Former Associate Dean of Students Alex Mills (Faculty of Science) and Associate Dean of Learning, Teaching, and Academic programs Susan Murtha (Faculty of Health) worked collaboratively with Chairs, undergraduate program directors, faculty members with expertise in neuroscience, and educational developers in the Teaching Commons to build a program that is offered by two departments, one school, and two faculties.
The program gives students access to renowned researchers working in many different areas of neuroscience. And the program’s small size encourages collaboration among students, faculty members and community partners as they investigate the development, structure and function of the nervous system including the ways it can change.

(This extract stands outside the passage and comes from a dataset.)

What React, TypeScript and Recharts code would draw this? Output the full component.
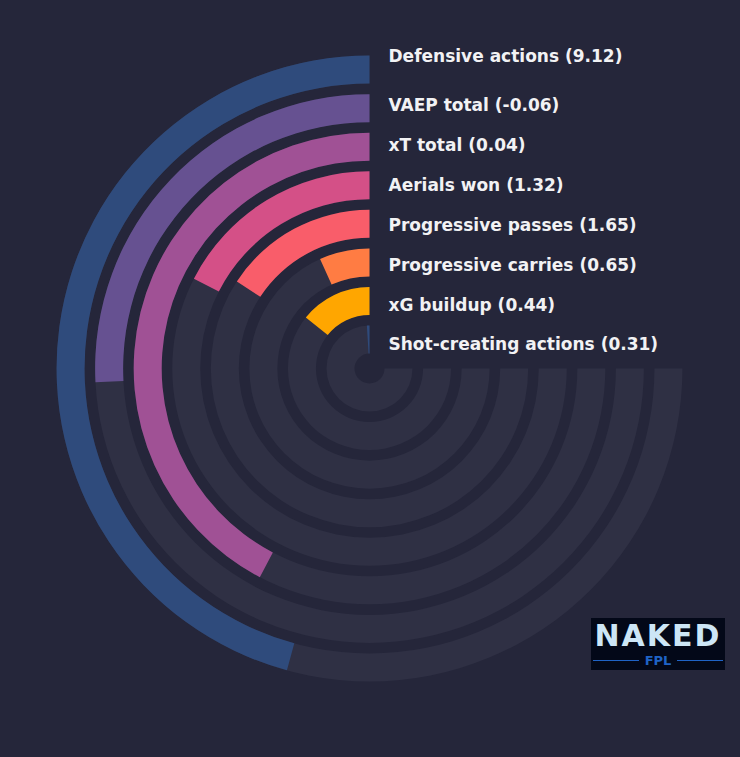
import React from "react";
import { RadialBarChart, RadialBar, PolarAngleAxis, LabelList } from "recharts";

// innermost ring first
const metrics = [
  "Shot-creating actions",
  "xG buildup",
  "Progressive carries",
  "Progressive passes",
  "Aerials won",
  "xT total",
  "VAEP total",
  "Defensive actions",
];
const per90 = [0.31, 0.44, 0.65, 1.65, 1.32, 0.04, -0.06, 9.12];
const percentile = [1.3, 19, 9, 21, 23.3, 56.4, 34.4, 61];
const colors = ["#2f4b7c", "#ffa600", "#ff7c43", "#f95d6a", "#d45087", "#a05195", "#665191", "#2f4b7c"];

const BG = "#25263a";
const TRACK = "#2f3044";

const data = metrics.map((m, i) => ({
  name: m,
  pct: percentile[i],
  label: `${m} (${per90[i].toFixed(2)})`,
  fill: colors[i],
}));

function RingLabel(props: any) {
  const vb = props.viewBox || {};
  const cx = vb.cx ?? 370;
  const cy = vb.cy ?? 370;
  const r = ((vb.innerRadius ?? 0) + (vb.outerRadius ?? 0)) / 2;
  const i = props.index ?? 0;
  // labels sit on a slightly wider grid than the rings; the outer one higher still
  const shift = 5 - 1.3 * i + (i === metrics.length - 1 ? -9 : 0);
  return (
    <text
      x={cx + 19}
      y={cy - r + shift}
      dy="0.35em"
      fill="#f2f2f4"
      fontSize={17}
      fontWeight="bold"
      fontFamily="DejaVu Sans, sans-serif"
    >
      {props.value}
    </text>
  );
}

export default function App() {
  return (
    <div
      style={{
        position: "fixed",
        top: 0,
        left: 0,
        width: 740,
        height: 757,
        background: BG,
        overflow: "hidden",
      }}
    >
      <RadialBarChart
        width={740}
        height={757}
        cx={369.5}
        cy={368.5}
        innerRadius={10}
        outerRadius={318.5}
        barSize={28}
        startAngle={90}
        endAngle={360}
        data={data}
        margin={{ top: 0, right: 0, bottom: 0, left: 0 }}
      >
        <PolarAngleAxis type="number" domain={[0, 100]} tick={false} axisLine={false} />
        <RadialBar
          dataKey="pct"
          background={{ fill: TRACK }}
          isAnimationActive={false}
        >
          <LabelList dataKey="label" content={<RingLabel />} />
        </RadialBar>
      </RadialBarChart>

      {/* logo */}
      <div
        style={{
          position: "absolute",
          left: 591,
          top: 618,
          width: 134,
          height: 52,
          background: "#030818",
          fontFamily: "DejaVu Sans, sans-serif",
        }}
      >
        <div
          style={{
            position: "absolute",
            left: 0,
            top: 3,
            width: 134,
            textAlign: "center",
            color: "#cde6f6",
            fontWeight: "bold",
            fontSize: 30,
            lineHeight: "30px",
            letterSpacing: 2,
          }}
        >
          NAKED
        </div>
        <div
          style={{
            position: "absolute",
            left: 0,
            top: 36,
            width: 134,
            display: "flex",
            alignItems: "center",
            justifyContent: "center",
            gap: 6,
            color: "#1f63c6",
            fontWeight: "bold",
            fontSize: 13,
            lineHeight: "13px",
          }}
        >
          <span style={{ width: 46, height: 1, background: "#1f63c6" }} />
          FPL
          <span style={{ width: 46, height: 1, background: "#1f63c6" }} />
        </div>
      </div>
    </div>
  );
}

Professor Denise Henriques, a neuroscientist whose home program is the School of Kinesiology & Health Science in the Faculty of Health, has been selected as the program’s inaugural coordinator.
“My colleagues and I are excited to share our innovative research programs and expertise with undergraduates who share our fascination with how the brain works,” said Henriques.

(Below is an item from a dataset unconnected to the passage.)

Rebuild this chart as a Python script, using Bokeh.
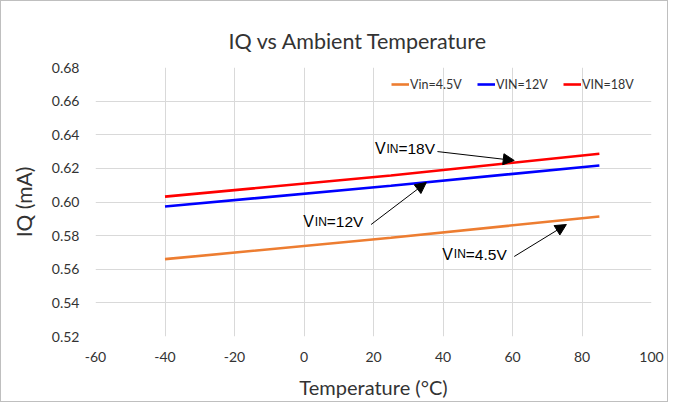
from bokeh.plotting import figure
from bokeh.models import Legend, LegendItem, Arrow, NormalHead, Label, SingleIntervalTicker, NumeralTickFormatter, Range1d
from bokeh.embed import file_html
from bokeh.resources import INLINE

temps = [-40, 25, 85]
iq_45 = [0.566, 0.5787, 0.5914]
iq_12 = [0.5973, 0.6097, 0.6217]
iq_18 = [0.6032, 0.6158, 0.6287]
series_names = ["Vin=4.5V", "VIN=12V", "VIN=18V"]
colors = ["#ED7D31", "#0000FF", "#FF0000"]
title_text = "IQ vs Ambient Temperature"

FONT = "Lato"
TXT = "#333333"
p = figure(width=668, height=402, output_backend="svg", toolbar_location=None,
           x_range=Range1d(-60, 100), y_range=Range1d(0.52, 0.68),
           min_border_left=94, min_border_right=18, min_border_top=66, min_border_bottom=67)
p.styles = {"border": "1px solid #bfbfbf"}
p.outline_line_color = None
p.title.text = title_text
p.title.align = "left"
p.title.offset = 133
p.title.standoff = 28
p.title.text_font = FONT
p.title.text_font_size = "21.5px"
p.title.text_font_style = "normal"
p.title.text_color = TXT

for ax in (p.xaxis, p.yaxis):
    ax.axis_line_color = None
    ax.major_tick_line_color = None
    ax.minor_tick_line_color = None
    ax.major_label_text_font = FONT
    ax.major_label_text_font_size = "14px"
    ax.major_label_text_color = TXT
    ax.axis_label_text_font = FONT
    ax.axis_label_text_font_style = "normal"
    ax.axis_label_text_color = TXT

p.xaxis.ticker = SingleIntervalTicker(interval=20)
p.yaxis.ticker = SingleIntervalTicker(interval=0.02)
p.xaxis.formatter = NumeralTickFormatter(format="0")
p.yaxis.formatter = NumeralTickFormatter(format="0.00")
p.xaxis.axis_label = "Temperature (°C)"
p.yaxis.axis_label = "IQ (mA)"
p.xaxis.axis_label_text_font_size = "20px"
p.yaxis.axis_label_text_font_size = "21px"
p.xaxis.major_label_standoff = 9
p.yaxis.major_label_standoff = 10
p.xaxis.axis_label_standoff = 10
p.yaxis.axis_label_standoff = 13

p.grid.grid_line_color = "#d9d9d9"
p.grid.grid_line_width = 1

r1 = p.line(temps, iq_45, line_color=colors[0], line_width=2.6)
r2 = p.line(temps, iq_12, line_color=colors[1], line_width=2.6)
r3 = p.line(temps, iq_18, line_color=colors[2], line_width=2.6)

legend = Legend(items=[LegendItem(label=series_names[0], renderers=[r1]),
                       LegendItem(label=series_names[1], renderers=[r2]),
                       LegendItem(label=series_names[2], renderers=[r3])],
                orientation="horizontal", location="top_right",
                background_fill_alpha=0, border_line_color=None,
                label_text_font=FONT, label_text_font_size="12.5px", label_text_color=TXT,
                glyph_width=18, glyph_height=20, spacing=5, label_standoff=1, label_width=62,
                margin=7, padding=0)
p.add_layout(legend, "center")

# annotation text: (suffix, x, baseline y); arrows: (x0, y0, x1, y1)
ann_text = [("=18V", 20.4, 0.6318), ("=12V", -0.2, 0.5884), ("=4.5V", 39.8, 0.5688)]
arrows = [(38.4, 0.6300, 60.5, 0.6247), (19.3, 0.5866, 35.2, 0.6116), (60.5, 0.5676, 75.5, 0.5866)]
AFONT = "Liberation Sans"
for t, x, y in ann_text:
    p.add_layout(Label(x=x, y=y, text="V", text_font=AFONT, text_font_size="16px",
                       text_color="black", text_baseline="alphabetic"))
    p.add_layout(Label(x=x, y=y, x_offset=11.5, text="IN", text_font=AFONT, text_font_size="12px",
                       text_color="black", text_baseline="alphabetic"))
    p.add_layout(Label(x=x, y=y, x_offset=23.5, text=t, text_font=AFONT, text_font_size="15.5px",
                       text_color="black", text_baseline="alphabetic"))
for x0, y0, x1, y1 in arrows:
    p.add_layout(Arrow(end=NormalHead(size=11, fill_color="black", line_color="black"),
                       x_start=x0, y_start=y0, x_end=x1, y_end=y1, line_color="black", line_width=1))

open("out.html", "w").write(file_html(p, INLINE))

After graduation, students will be prepared for a number of academic and career options, such as medical school, graduate school in the neuroscience field, and for a multitude of careers in clinical research, analytical laboratory work, medical devices and pharmaceuticals, science advocacy and science communications.

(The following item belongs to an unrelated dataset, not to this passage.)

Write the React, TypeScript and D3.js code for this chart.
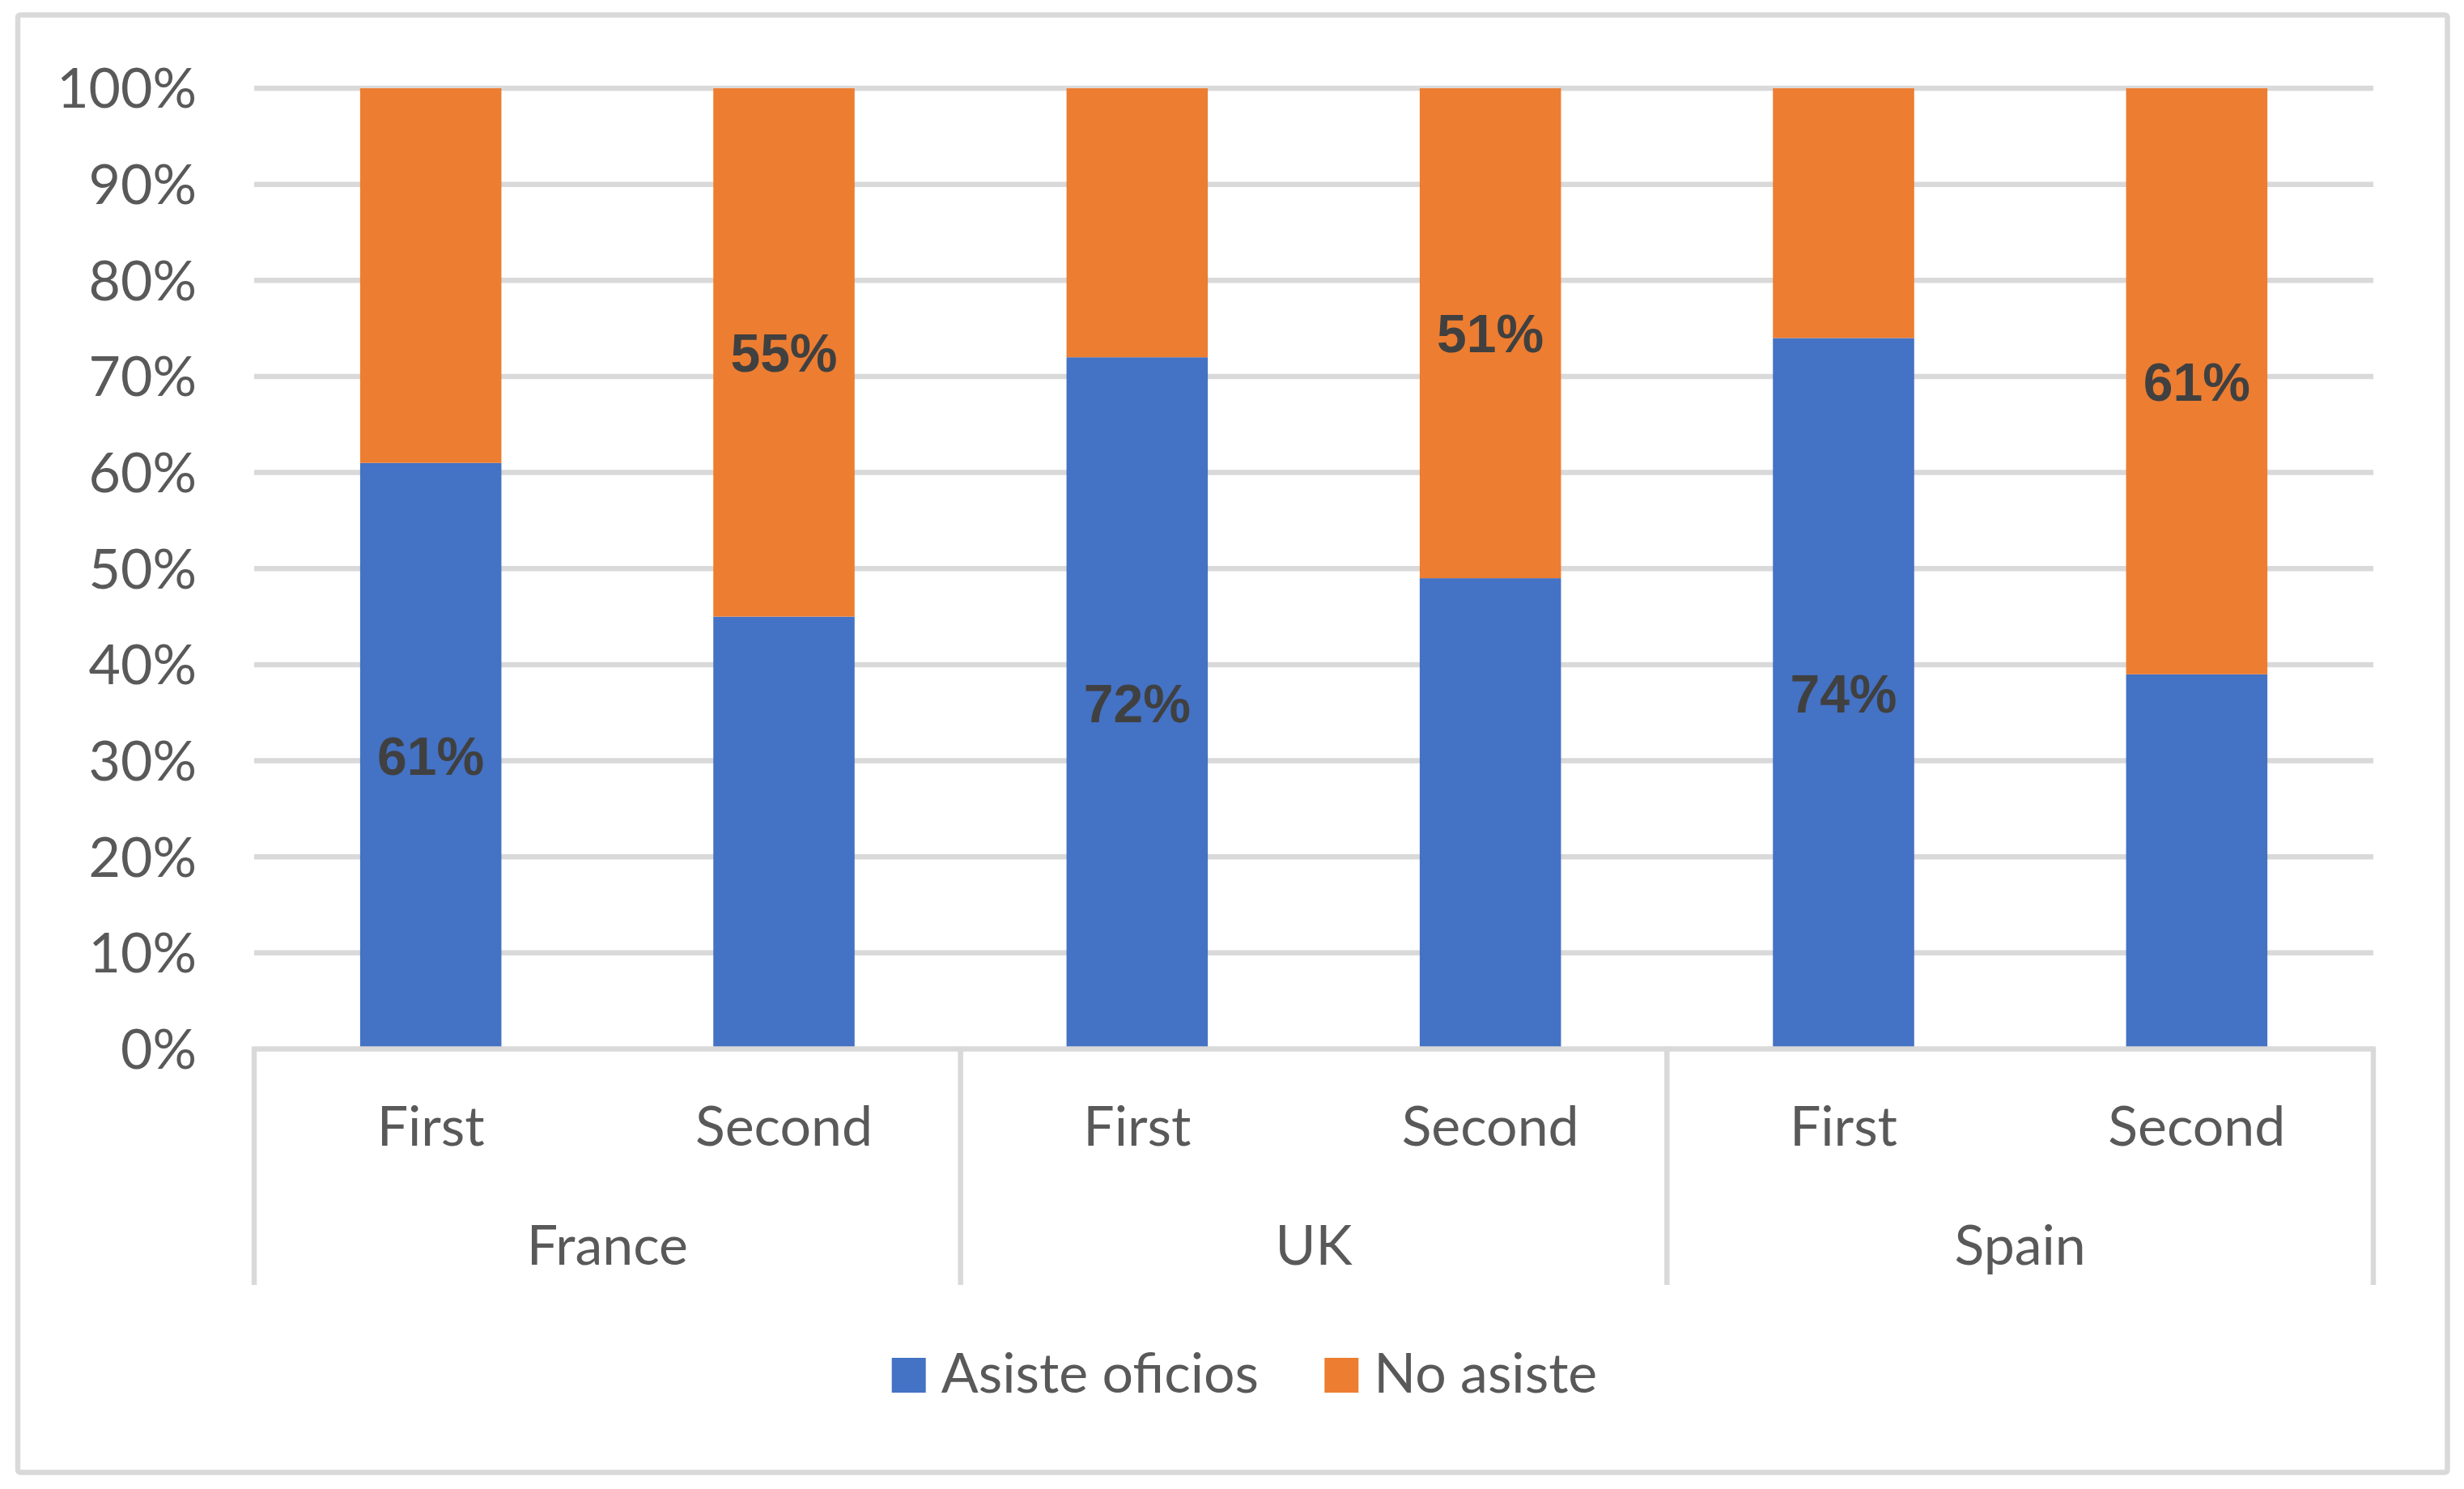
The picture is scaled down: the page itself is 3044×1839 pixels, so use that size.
import React from "react";
import * as d3 from "d3";

const groups = ["France", "UK", "Spain"];
const subCategories = ["First", "Second"];
const barLabels = ["First", "Second", "First", "Second", "First", "Second"];
const barGroups = ["France", "France", "UK", "UK", "Spain", "Spain"];
const asisteValues = [61, 45, 72, 49, 74, 39];
const noAsisteValues = [39, 55, 28, 51, 26, 61];
const labelledSeries = ["asiste", "noAsiste", "asiste", "noAsiste", "asiste", "noAsiste"];
const yTicks = [0, 10, 20, 30, 40, 50, 60, 70, 80, 90, 100];
const seriesNames = ["Asiste oficios", "No asiste"];
const seriesColors = ["#4472C4", "#ED7D31"];

const W = 3044;
const H = 1839;
const plotLeft = 314;
const plotRight = 2932;
const yBottom = 1295.5;
const yTop = 109;
const catFont = "Lato, 'Open Sans', sans-serif";
const labelFont = "'Liberation Sans', Arial, sans-serif";
const gridColor = "#D9D9D9";
const textColor = "#595959";

export default function App() {
  React.useEffect(() => {
    document.body.style.margin = "0";
    document.body.style.overflow = "hidden";
  }, []);

  const ids = barLabels.map((_, i) => String(i));
  const x = d3
    .scaleBand<string>()
    .domain(ids)
    .range([plotLeft, plotRight])
    .paddingInner(0.6)
    .paddingOuter(0.3);
  const y = d3.scaleLinear().domain([0, 100]).range([yBottom, yTop]);
  const step = x.step();
  const bw = x.bandwidth();

  const stackData = ids.map((id, i) => ({ id, asiste: asisteValues[i], noAsiste: noAsisteValues[i] }));
  const stack = d3.stack<any>().keys(["asiste", "noAsiste"]);
  const layers = stack(stackData);

  const fs = 68;
  const capHalf = fs * 0.7165 / 2;
  const labelFs = 66;
  const labelCapHalf = labelFs * 0.716 / 2;

  const sepX = d3.range(groups.length + 1).map((g) => plotLeft + g * subCategories.length * step);

  return (
    <svg width={W} height={H} style={{ position: "absolute", left: 0, top: 0, background: "#fff" }}>
      <rect x={0} y={0} width={W} height={H} fill="#fff" />
      <rect x={22} y={18.5} width={3001.5} height={1800} fill="#fff" stroke={gridColor} strokeWidth={6.5} rx={3} />

      {/* gridlines */}
      {yTicks.filter((t) => t > 0).map((t) => (
        <line key={t} x1={plotLeft} x2={plotRight} y1={y(t)} y2={y(t)} stroke={gridColor} strokeWidth={6.5} />
      ))}

      {/* y tick labels */}
      {yTicks.map((t) => (
        <text
          key={"l" + t}
          x={243}
          y={y(t) + capHalf}
          textAnchor="end"
          fontFamily={catFont}
          fontSize={fs}
          fill={textColor}
        >
          {t + "%"}
        </text>
      ))}

      {/* bars */}
      {layers.map((layer, si) =>
        layer.map((d, i) => (
          <rect
            key={si + "-" + i}
            x={x(ids[i])}
            y={y(d[1])}
            width={bw}
            height={y(d[0]) - y(d[1])}
            fill={seriesColors[si]}
          />
        ))
      )}

      {/* data labels */}
      {layers.map((layer, si) =>
        layer.map((d, i) =>
          labelledSeries[i] === layer.key ? (
            <text
              key={"dl" + si + "-" + i}
              x={(x(ids[i]) as number) + bw / 2}
              y={(y(d[0]) + y(d[1])) / 2 + labelCapHalf}
              textAnchor="middle"
              fontFamily={labelFont}
              fontWeight="bold"
              fontSize={labelFs}
              fill="#404040"
            >
              {(d[1] - d[0]) + "%"}
            </text>
          ) : null
        )
      )}

      {/* axis line */}
      <line x1={plotLeft} x2={plotRight} y1={yBottom} y2={yBottom} stroke={gridColor} strokeWidth={6.5} />

      {/* group separators */}
      {sepX.map((sx, k) => (
        <line key={"s" + k} x1={sx} x2={sx} y1={yBottom - 3} y2={1587} stroke={gridColor} strokeWidth={6.5} />
      ))}

      {/* sub category labels */}
      {barLabels.map((lab, i) => (
        <text
          key={"c" + i}
          x={(x(ids[i]) as number) + bw / 2}
          y={1415}
          textAnchor="middle"
          fontFamily={catFont}
          fontSize={fs}
          fill={textColor}
        >
          {lab}
        </text>
      ))}

      {/* group labels */}
      {groups.map((g, k) => (
        <text
          key={"g" + g}
          x={(sepX[k] + sepX[k + 1]) / 2}
          y={1561.5}
          textAnchor="middle"
          fontFamily={catFont}
          fontSize={fs}
          fill={textColor}
        >
          {g}
        </text>
      ))}

      {/* legend */}
      {seriesNames.map((name, k) => {
        const lx = k === 0 ? 1101.7 : 1636.3;
        return (
          <g key={"leg" + k}>
            <rect x={lx} y={1677} width={42} height={43} fill={seriesColors[k]} />
            <text x={lx + 61} y={1720} fontFamily={catFont} fontSize={fs} fill={textColor}>
              {name}
            </text>
          </g>
        );
      })}
    </svg>
  );
}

“The Neuroscience program has several unique features,” says Michael Scheid, current associate dean of students in the Faculty of Science. “Based on their interests, students can choose one of three entry pathways by selecting biology, kinesiology and health science, or psychology as their home program. Then, the adventure begins with a solid science curriculum in first year, including the keystone course Frontiers of Neuroscience.”
Each year then builds on the successes of the prior year building neuroscience knowledge and research skills. Murtha explains that “following this foundation, students delve deeper into neuroscience fields by choosing courses from three streams: cellular/molecular, cognitive/behavioural, or systems neuroscience. Students then put it all together with a stimulating research-based capstone course in fourth year.”
The capstone course will involve students either conducting an individual research project or participating in a team-based research project that has direct relevance to current research in neuroscience. There are more than 20 core neuroscience researchers who will be able to supervise these students covering a myriad of topics that involve how the brain uses sensory information to form and store knowledge and plan action, and the factors that can contribute to brain development and malfunction.
Throughout the program, students will be immersed in experiential education. The program emphasizes hands-on learning and uses methods of assessment that match these experiences, such as interviews, case-studies/simulations, team critical reflections and the capstone project.
The program is currently recruiting and accepting students for Fall 2020. Only students applying directly from high school can be considered at this time. However, once all the new courses are fully launched, the program will be able to grow and consider applications from all students who qualify.